Bankacılık imtiyazı yabancıya teslim
Türkiye’de, tamamı yabancı sermayeli olan 10 ticari ve 4 yatırım bankası olmak üzere 14 banka var.
Mevduat kabul eden bankalardan sadece İş Bankası, Ziraat Bankası, Halkbank ve Vakıflar Bankası’nda yabancı ortaklık yoktur... Akbank’ta, Yapı Kredi, Garanti ve TEB bankalarında da yabancı payı var. Toplam olarak bankacılık sektöründe yabancı payı yüzde 50 dolayındadır. Türkiye’nin ekonomik kalkınmasının desteklenmesi için bankacılık sisteminin hızlı ve sağlıklı bir şekilde büyümesi gerekiyor. Yabancı bankalar bu açıdan istikrar sağlayıcı fon kaynakları olarak katkı yaratmaktadır. Bunun yanında bankacılık sektörünün yabancı sermaye eline geçmesinin sakıncaları daha büyüktür.
1) Ekonomik açıdan, ülke riski artmıştır. Zira yabancı sermayeli bankaların 2001 krizinde Arjantin’de yaptıkları hafızalardan silinmedi. Arjantin’de yabancı bankalar topladıkları mevduatın toplam 31 milyar dolarını, krizi sezinleyip yurt dışına çıkardı. Kriz hızlandı.
Türkiye’de yabancı bankaların sorumluluğu memleketimizdeki varlıkları ile sınırlıdır. Bir yabancı bankanın iflası halinde veya bankanın içi boşaltılırsa kimin yakasını tutacaksınız?
Bankanın yurt dışındaki varlıklarını veya banka sermayesini oluşturan fonları sorumlu tutamayız.
Oysa ki 2001 yılında iflas eden bankaların zararlarının bir kısmı da olsa, banka sahiplerinin diğer mal varlıklarından tahsil edildi.

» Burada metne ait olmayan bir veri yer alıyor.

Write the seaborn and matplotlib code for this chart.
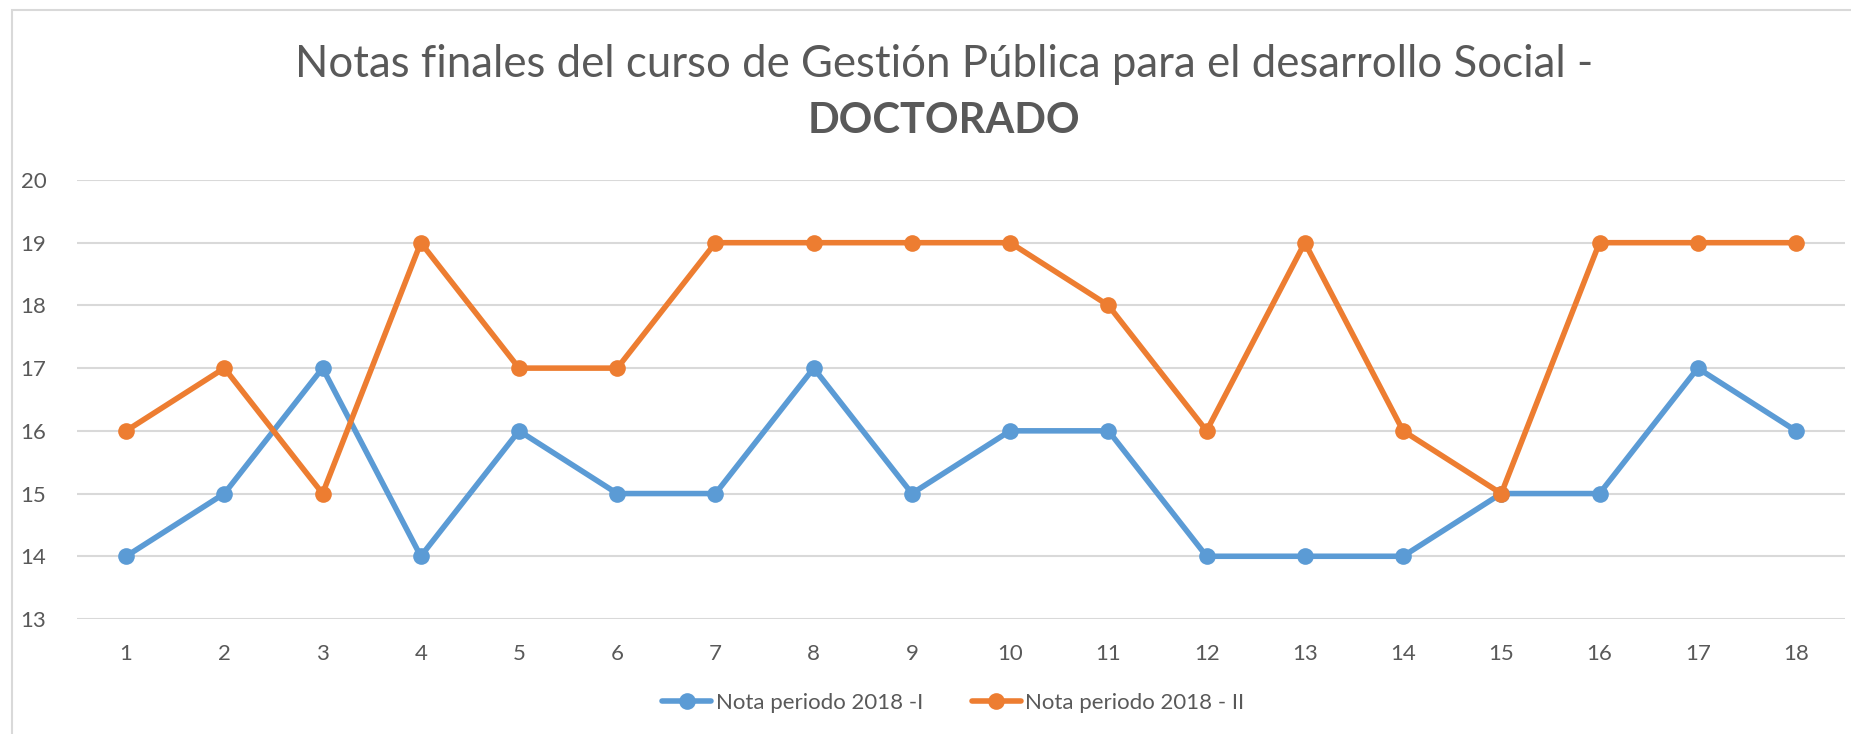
import pandas as pd
import matplotlib.pyplot as plt
import seaborn as sns
from matplotlib.patches import Rectangle

# values
alumnos = list(range(1, 19))
nota_2018_i = [14, 15, 17, 14, 16, 15, 15, 17, 15, 16, 16, 14, 14, 14, 15, 15, 17, 16]
nota_2018_ii = [16, 17, 15, 19, 17, 17, 19, 19, 19, 19, 18, 16, 19, 16, 15, 19, 19, 19]
series = ['Nota periodo 2018 -I', 'Nota periodo 2018 - II']
colores = ['#5B9BD5', '#ED7D31']

df = pd.DataFrame({
    'alumno': alumnos * 2,
    'nota': nota_2018_i + nota_2018_ii,
    'serie': [series[0]] * len(alumnos) + [series[1]] * len(alumnos),
})

sns.set_style('white')
plt.rcParams['font.family'] = ['Lato', 'DejaVu Sans']
texto = '#595959'

fig = plt.figure(figsize=(18.51, 7.34), dpi=100)
ax = fig.add_axes([0.0416, 0.1567, 0.9552, 0.5981])

sns.lineplot(data=df, x='alumno', y='nota', hue='serie', palette=colores,
             marker='o', markersize=12, markeredgewidth=0, linewidth=4,
             ax=ax, legend=False)

ax.set_xlim(0.5, 18.5)
ax.set_ylim(13, 20)
ax.set_xticks(alumnos)
ax.set_yticks(range(13, 21))
ax.grid(axis='y', color='#D9D9D9', linewidth=1.5)
ax.set_axisbelow(True)
for s in ax.spines.values():
    s.set_visible(False)
ax.tick_params(axis='both', length=0, labelsize=16, labelcolor=texto)
ax.tick_params(axis='x', pad=18)
ax.tick_params(axis='y', pad=22)
ax.set_xlabel('')
ax.set_ylabel('')

# chart frame (only top and left edges are visible in the crop)
fig.patches.append(Rectangle((12 / 1851, -0.1), 1.2, 0.1 + 724 / 734,
                             transform=fig.transFigure, fill=False,
                             edgecolor='#D9D9D9', linewidth=1.5))

fig.text(0.51, 0.912, 'Notas finales del curso de Gestión Pública para el desarrollo Social -',
         ha='center', va='center', fontsize=31.5, color=texto)
fig.text(0.51, 0.835, 'DOCTORADO', ha='center', va='center', fontsize=30,
         color=texto, fontweight='bold')

handles = [plt.Line2D([], [], color=c, linewidth=4, marker='o', markersize=12,
                      markeredgewidth=0) for c in colores]
fig.legend(handles, series, loc='center', bbox_to_anchor=(0.515, 0.042), ncol=2,
           frameon=False, fontsize=16, labelcolor=texto, handlelength=2.2,
           handletextpad=0.2, columnspacing=2.2)

fig.savefig('out.png', dpi=100)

2) Ayrıca yabancı bankalar, kazandıklarını dışarıya transfer ediyorlar. Yurt dışına kaynak çıkışı, dış açıkları artırıyor. Cari açığın artmasının bir nedeni de, yabancıya satılan varlıkların her yıl yaptıkları kâr transferidir. 2003 - 2010 yılları arasında yabancı sermayeli şirketlerin kâr aktarımı, faiz ödemeleri ve portföy yatırımları aracılığıyla, Türkiye’den yurtdışına götürdüğü net kâr transferi 54 milyar dolara ulaştı. Yabancı yatırımcıların elde ettiği kârları dışarı çıkartmak istemesi tamamen kendi aldıkları bir karardır. İsterlerse Türkiye’de yatırım yapabilirler. Yapılması gereken yabancıların kârlarını Türkiye’de yatırıma dönüştürmek için bazı önlemler alınmasıdır... Ancak hükümet bu konuyu bu güne kadar gündeme getirmedi.
3)Yabancı sermaye, Türkiye’de yeni banka kurmak için gelmedi... Ya mevcut bankaları satın aldı veya bazı bankalara ortak oldular. Bu şartlarda hizmet arzında bir artış olmadı. Yeni istihdam yaratılmadı... Sermaye el değiştirdi o kadar. Üstelik bankasını yabancıya satanlar da aldıkları sermaye ile yeni bir yatırım yapmadılar.
4)Yabancı bankaların dışındaki patronların, dış borç bulmaları daha kolaydır. Bu nedenle döviz pozisyonu daha yüksektir. Sonuçta Türkiye’nin açık pozisyon riski artmıştır.
5)Yabancı bankalar daha etkin bir siyasi lobi oluşturabiliyor. Örneğin Türkiye’de bankaların televizyonları var. Bu nedenle daha etkili bir lobi oluşturuyorlar. Bu bankalar yabancı sermayeli iseler, elbette ki Türkiye’nin çıkarlarından çok kendi çıkarlarını düşüneceklerdir. Yaptıkları bu lobi faaliyetleri ile bankalar siyasi iktidarlara baskı yapmakta ve isteklerini daha kolay kabul ettirmektedirler.
6)Yabancı bankalar yatırım kredisi vermekte daha cimri davranıyor. Daha yüksek faizli tüketici kredisi ile daha fazla kazandıkları kredi kartlarına çalışıyorlar.